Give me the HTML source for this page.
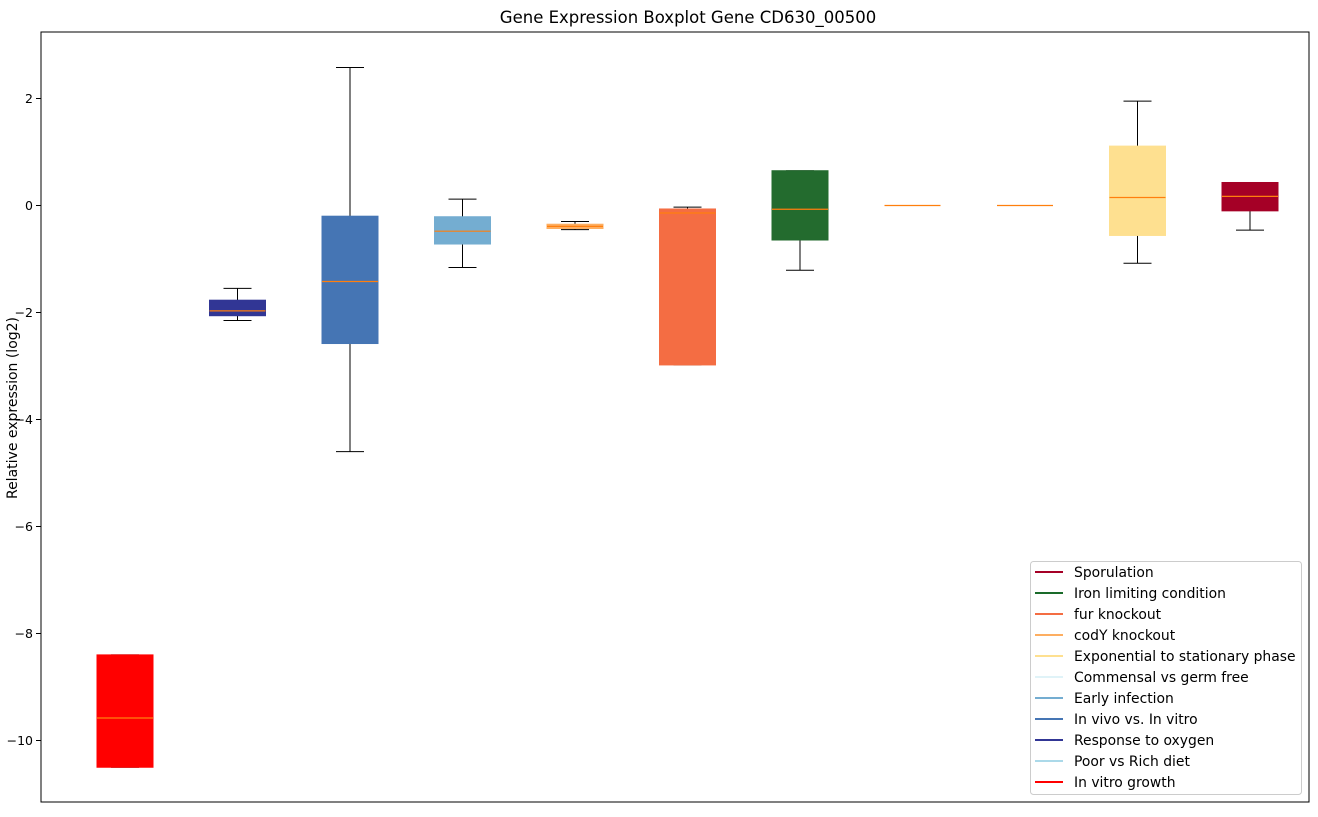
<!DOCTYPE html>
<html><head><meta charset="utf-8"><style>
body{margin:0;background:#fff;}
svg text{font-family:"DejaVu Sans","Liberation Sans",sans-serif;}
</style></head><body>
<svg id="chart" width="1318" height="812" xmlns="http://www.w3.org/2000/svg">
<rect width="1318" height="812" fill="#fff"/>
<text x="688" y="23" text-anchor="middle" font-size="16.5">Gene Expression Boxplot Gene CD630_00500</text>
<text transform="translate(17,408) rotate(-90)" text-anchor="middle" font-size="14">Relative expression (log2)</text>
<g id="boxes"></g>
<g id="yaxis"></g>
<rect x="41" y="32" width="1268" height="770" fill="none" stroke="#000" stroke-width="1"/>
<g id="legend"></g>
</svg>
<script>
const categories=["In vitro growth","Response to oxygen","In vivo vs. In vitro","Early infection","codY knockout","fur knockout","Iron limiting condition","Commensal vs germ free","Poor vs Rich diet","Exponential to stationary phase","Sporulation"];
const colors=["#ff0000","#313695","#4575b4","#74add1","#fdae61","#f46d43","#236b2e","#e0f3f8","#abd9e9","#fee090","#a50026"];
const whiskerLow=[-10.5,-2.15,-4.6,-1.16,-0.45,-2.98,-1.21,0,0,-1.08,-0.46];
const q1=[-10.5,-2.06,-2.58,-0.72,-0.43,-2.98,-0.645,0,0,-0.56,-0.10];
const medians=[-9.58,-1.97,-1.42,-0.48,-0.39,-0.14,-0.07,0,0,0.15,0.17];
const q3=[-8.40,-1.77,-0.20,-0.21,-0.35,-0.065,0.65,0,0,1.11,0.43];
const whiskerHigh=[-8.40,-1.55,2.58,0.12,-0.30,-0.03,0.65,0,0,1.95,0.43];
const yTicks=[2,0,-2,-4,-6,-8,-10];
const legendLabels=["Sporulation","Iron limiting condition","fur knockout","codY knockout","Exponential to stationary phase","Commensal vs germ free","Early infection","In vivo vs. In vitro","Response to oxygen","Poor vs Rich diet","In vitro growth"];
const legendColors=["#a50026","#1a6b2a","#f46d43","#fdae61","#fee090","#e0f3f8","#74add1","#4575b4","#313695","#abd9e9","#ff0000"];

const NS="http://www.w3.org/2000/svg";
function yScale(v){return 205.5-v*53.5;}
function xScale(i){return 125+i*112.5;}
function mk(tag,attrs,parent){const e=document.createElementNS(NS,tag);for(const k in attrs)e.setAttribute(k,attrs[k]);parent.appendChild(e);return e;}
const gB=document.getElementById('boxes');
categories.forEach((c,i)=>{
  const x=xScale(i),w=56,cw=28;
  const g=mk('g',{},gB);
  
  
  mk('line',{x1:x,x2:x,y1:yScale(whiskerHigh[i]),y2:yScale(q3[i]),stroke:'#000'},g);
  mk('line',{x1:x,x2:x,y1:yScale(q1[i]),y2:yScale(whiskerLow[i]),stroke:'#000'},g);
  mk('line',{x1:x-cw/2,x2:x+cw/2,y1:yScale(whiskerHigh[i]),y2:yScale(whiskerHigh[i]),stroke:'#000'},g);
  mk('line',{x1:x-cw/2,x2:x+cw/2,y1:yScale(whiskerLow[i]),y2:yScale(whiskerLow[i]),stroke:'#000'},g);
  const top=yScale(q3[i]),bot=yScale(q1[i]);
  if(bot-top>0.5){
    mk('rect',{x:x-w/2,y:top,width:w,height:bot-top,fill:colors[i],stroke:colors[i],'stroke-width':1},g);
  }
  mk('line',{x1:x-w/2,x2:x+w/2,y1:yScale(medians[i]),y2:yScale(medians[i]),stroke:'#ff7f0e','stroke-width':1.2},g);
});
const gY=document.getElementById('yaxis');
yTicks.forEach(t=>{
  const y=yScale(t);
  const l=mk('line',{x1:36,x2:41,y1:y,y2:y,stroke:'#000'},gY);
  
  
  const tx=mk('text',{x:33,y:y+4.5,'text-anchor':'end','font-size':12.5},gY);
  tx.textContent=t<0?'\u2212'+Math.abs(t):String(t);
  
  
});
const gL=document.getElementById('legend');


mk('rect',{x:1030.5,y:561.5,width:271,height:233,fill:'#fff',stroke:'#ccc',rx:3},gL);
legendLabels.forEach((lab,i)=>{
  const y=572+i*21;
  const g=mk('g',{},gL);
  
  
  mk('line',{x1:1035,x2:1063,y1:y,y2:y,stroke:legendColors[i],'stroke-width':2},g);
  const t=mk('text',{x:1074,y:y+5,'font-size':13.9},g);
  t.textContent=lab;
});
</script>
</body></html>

----

Reproduce the data word for word, excluding its pictures.

Give me the HTML source for this page.
<!DOCTYPE html>
<html><head><meta charset="utf-8"><style>
body{margin:0;background:#fff;}
svg text{font-family:"DejaVu Sans","Liberation Sans",sans-serif;}
</style></head><body>
<svg id="chart" width="1318" height="812" xmlns="http://www.w3.org/2000/svg">
<rect width="1318" height="812" fill="#fff"/>
<text x="688" y="23" text-anchor="middle" font-size="16.5">Gene Expression Boxplot Gene CD630_00500</text>
<text transform="translate(17,408) rotate(-90)" text-anchor="middle" font-size="14">Relative expression (log2)</text>
<g id="boxes"></g>
<g id="yaxis"></g>
<rect x="41" y="32" width="1268" height="770" fill="none" stroke="#000" stroke-width="1"/>
<g id="legend"></g>
</svg>
<script>
const categories=["In vitro growth","Response to oxygen","In vivo vs. In vitro","Early infection","codY knockout","fur knockout","Iron limiting condition","Commensal vs germ free","Poor vs Rich diet","Exponential to stationary phase","Sporulation"];
const colors=["#ff0000","#313695","#4575b4","#74add1","#fdae61","#f46d43","#236b2e","#e0f3f8","#abd9e9","#fee090","#a50026"];
const whiskerLow=[-10.5,-2.15,-4.6,-1.16,-0.45,-2.98,-1.21,0,0,-1.08,-0.46];
const q1=[-10.5,-2.06,-2.58,-0.72,-0.43,-2.98,-0.645,0,0,-0.56,-0.10];
const medians=[-9.58,-1.97,-1.42,-0.48,-0.39,-0.14,-0.07,0,0,0.15,0.17];
const q3=[-8.40,-1.77,-0.20,-0.21,-0.35,-0.065,0.65,0,0,1.11,0.43];
const whiskerHigh=[-8.40,-1.55,2.58,0.12,-0.30,-0.03,0.65,0,0,1.95,0.43];
const yTicks=[2,0,-2,-4,-6,-8,-10];
const legendLabels=["Sporulation","Iron limiting condition","fur knockout","codY knockout","Exponential to stationary phase","Commensal vs germ free","Early infection","In vivo vs. In vitro","Response to oxygen","Poor vs Rich diet","In vitro growth"];
const legendColors=["#a50026","#1a6b2a","#f46d43","#fdae61","#fee090","#e0f3f8","#74add1","#4575b4","#313695","#abd9e9","#ff0000"];

const NS="http://www.w3.org/2000/svg";
function yScale(v){return 205.5-v*53.5;}
function xScale(i){return 125+i*112.5;}
function mk(tag,attrs,parent){const e=document.createElementNS(NS,tag);for(const k in attrs)e.setAttribute(k,attrs[k]);parent.appendChild(e);return e;}
const gB=document.getElementById('boxes');
categories.forEach((c,i)=>{
  const x=xScale(i),w=56,cw=28;
  const g=mk('g',{},gB);
  
  
  mk('line',{x1:x,x2:x,y1:yScale(whiskerHigh[i]),y2:yScale(q3[i]),stroke:'#000'},g);
  mk('line',{x1:x,x2:x,y1:yScale(q1[i]),y2:yScale(whiskerLow[i]),stroke:'#000'},g);
  mk('line',{x1:x-cw/2,x2:x+cw/2,y1:yScale(whiskerHigh[i]),y2:yScale(whiskerHigh[i]),stroke:'#000'},g);
  mk('line',{x1:x-cw/2,x2:x+cw/2,y1:yScale(whiskerLow[i]),y2:yScale(whiskerLow[i]),stroke:'#000'},g);
  const top=yScale(q3[i]),bot=yScale(q1[i]);
  if(bot-top>0.5){
    mk('rect',{x:x-w/2,y:top,width:w,height:bot-top,fill:colors[i],stroke:colors[i],'stroke-width':1},g);
  }
  mk('line',{x1:x-w/2,x2:x+w/2,y1:yScale(medians[i]),y2:yScale(medians[i]),stroke:'#ff7f0e','stroke-width':1.2},g);
});
const gY=document.getElementById('yaxis');
yTicks.forEach(t=>{
  const y=yScale(t);
  const l=mk('line',{x1:36,x2:41,y1:y,y2:y,stroke:'#000'},gY);
  
  
  const tx=mk('text',{x:33,y:y+4.5,'text-anchor':'end','font-size':12.5},gY);
  tx.textContent=t<0?'\u2212'+Math.abs(t):String(t);
  
  
});
const gL=document.getElementById('legend');


mk('rect',{x:1030.5,y:561.5,width:271,height:233,fill:'#fff',stroke:'#ccc',rx:3},gL);
legendLabels.forEach((lab,i)=>{
  const y=572+i*21;
  const g=mk('g',{},gL);
  
  
  mk('line',{x1:1035,x2:1063,y1:y,y2:y,stroke:legendColors[i],'stroke-width':2},g);
  const t=mk('text',{x:1074,y:y+5,'font-size':13.9},g);
  t.textContent=lab;
});
</script>
</body></html>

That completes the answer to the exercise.